Exclude pictures. Extract exactly the lines from the one that contains "Convert this chart to matplotlib code." down to the one that contains "orange = '#fb6a0d'", both included.

Figure scripts:
◆ ◆ ◆ ◆ ◆
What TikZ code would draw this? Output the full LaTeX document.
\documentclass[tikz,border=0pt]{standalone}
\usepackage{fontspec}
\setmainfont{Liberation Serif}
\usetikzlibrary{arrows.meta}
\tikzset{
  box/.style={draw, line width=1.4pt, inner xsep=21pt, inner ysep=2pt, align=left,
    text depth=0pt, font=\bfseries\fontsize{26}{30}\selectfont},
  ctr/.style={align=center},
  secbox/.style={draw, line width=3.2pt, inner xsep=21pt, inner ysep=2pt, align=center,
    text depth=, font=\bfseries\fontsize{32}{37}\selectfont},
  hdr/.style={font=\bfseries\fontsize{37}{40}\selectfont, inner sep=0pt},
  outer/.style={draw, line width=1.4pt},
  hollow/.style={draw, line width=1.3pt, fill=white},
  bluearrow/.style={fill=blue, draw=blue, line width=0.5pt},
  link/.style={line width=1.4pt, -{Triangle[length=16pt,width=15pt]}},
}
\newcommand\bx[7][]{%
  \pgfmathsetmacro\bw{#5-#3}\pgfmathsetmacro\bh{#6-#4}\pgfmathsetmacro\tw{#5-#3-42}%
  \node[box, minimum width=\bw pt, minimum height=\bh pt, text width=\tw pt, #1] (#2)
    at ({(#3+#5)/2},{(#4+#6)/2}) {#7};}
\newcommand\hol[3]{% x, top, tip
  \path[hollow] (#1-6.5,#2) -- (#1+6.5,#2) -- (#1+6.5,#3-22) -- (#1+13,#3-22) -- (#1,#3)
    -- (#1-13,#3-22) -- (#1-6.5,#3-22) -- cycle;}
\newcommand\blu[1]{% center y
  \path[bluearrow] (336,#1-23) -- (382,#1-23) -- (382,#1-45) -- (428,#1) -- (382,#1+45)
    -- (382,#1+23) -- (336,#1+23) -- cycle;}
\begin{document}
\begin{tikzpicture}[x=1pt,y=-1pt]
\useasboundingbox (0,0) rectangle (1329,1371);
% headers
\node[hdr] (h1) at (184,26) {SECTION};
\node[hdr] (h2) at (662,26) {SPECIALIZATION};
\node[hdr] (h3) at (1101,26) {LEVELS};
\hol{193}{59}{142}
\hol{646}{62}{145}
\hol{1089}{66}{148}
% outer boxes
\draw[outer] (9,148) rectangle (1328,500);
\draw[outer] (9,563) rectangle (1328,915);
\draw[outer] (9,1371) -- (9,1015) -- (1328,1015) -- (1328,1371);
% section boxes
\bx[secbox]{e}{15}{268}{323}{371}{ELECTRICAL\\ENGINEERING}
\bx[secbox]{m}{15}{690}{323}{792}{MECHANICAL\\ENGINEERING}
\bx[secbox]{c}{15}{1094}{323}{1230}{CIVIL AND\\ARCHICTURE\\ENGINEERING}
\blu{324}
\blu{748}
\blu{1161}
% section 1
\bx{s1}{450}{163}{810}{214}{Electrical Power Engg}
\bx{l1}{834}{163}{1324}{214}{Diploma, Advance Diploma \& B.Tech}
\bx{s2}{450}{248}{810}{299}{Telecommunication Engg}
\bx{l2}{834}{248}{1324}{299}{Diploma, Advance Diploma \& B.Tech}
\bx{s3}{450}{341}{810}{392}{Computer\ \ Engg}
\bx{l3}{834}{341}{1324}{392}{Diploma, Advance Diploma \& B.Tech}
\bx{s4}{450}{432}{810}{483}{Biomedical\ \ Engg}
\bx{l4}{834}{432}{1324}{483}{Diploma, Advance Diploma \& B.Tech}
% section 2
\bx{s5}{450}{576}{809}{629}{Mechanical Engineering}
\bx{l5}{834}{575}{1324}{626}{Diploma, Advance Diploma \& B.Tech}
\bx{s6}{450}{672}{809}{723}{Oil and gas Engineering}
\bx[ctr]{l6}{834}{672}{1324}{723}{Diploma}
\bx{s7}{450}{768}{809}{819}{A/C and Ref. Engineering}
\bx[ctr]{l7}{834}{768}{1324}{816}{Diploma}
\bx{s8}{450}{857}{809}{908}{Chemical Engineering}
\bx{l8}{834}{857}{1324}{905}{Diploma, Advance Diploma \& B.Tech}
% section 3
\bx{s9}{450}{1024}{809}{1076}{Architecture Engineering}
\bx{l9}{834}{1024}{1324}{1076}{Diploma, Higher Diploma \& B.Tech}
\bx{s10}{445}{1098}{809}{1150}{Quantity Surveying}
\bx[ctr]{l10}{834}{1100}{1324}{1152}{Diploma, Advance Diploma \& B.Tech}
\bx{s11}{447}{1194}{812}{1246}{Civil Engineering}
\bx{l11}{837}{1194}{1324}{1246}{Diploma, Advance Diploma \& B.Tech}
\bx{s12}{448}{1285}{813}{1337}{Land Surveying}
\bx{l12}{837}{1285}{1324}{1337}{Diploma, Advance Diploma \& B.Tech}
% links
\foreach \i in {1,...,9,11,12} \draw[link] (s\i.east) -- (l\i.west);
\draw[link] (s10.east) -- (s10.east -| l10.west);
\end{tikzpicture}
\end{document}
◆ ◆ ◆ ◆ ◆
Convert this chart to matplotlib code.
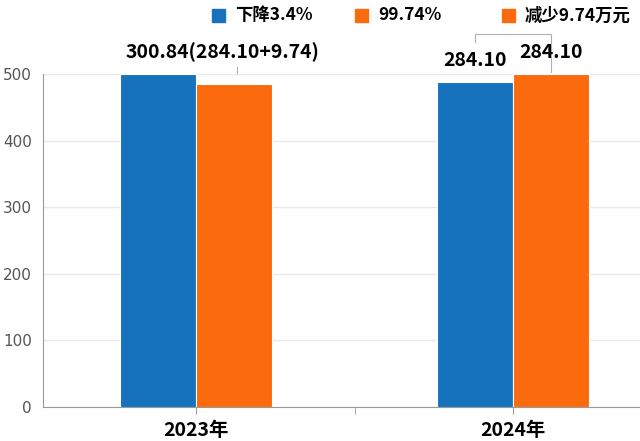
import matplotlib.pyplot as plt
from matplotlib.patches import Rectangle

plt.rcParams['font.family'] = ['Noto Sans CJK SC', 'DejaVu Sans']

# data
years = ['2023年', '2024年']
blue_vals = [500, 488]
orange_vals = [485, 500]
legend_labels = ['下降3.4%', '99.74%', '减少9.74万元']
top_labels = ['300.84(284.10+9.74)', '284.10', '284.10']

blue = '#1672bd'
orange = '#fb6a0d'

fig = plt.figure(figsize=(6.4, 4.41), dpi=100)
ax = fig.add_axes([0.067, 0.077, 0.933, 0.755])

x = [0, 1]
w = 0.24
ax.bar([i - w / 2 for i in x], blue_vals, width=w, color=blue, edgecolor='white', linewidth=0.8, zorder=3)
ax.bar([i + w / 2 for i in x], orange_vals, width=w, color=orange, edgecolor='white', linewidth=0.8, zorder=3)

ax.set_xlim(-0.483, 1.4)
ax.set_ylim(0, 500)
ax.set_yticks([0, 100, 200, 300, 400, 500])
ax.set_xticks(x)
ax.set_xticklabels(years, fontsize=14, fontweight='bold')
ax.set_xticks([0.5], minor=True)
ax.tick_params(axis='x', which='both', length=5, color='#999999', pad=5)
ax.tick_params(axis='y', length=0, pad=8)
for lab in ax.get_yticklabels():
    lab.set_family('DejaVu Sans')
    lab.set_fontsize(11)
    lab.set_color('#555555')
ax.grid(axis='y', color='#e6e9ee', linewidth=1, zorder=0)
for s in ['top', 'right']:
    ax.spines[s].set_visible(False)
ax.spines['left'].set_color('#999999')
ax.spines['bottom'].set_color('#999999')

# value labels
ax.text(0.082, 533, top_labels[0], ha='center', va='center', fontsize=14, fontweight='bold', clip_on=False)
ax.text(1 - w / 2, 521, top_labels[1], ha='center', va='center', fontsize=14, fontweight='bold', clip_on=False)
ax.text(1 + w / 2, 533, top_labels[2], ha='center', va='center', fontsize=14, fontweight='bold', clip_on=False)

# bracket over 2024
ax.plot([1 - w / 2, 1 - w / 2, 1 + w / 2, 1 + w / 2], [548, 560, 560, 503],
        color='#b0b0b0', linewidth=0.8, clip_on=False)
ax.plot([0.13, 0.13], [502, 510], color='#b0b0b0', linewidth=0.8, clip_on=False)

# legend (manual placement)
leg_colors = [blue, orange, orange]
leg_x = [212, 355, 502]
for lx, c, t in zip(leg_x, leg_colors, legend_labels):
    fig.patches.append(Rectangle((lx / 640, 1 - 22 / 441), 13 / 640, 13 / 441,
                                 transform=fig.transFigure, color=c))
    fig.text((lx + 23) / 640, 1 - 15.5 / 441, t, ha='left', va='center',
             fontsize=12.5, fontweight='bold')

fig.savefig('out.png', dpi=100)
◆ ◆ ◆ ◆ ◆
# Reply to the task
Convert this chart to matplotlib code.
import matplotlib.pyplot as plt
from matplotlib.patches import Rectangle

plt.rcParams['font.family'] = ['Noto Sans CJK SC', 'DejaVu Sans']

# data
years = ['2023年', '2024年']
blue_vals = [500, 488]
orange_vals = [485, 500]
legend_labels = ['下降3.4%', '99.74%', '减少9.74万元']
top_labels = ['300.84(284.10+9.74)', '284.10', '284.10']

blue = '#1672bd'
orange = '#fb6a0d'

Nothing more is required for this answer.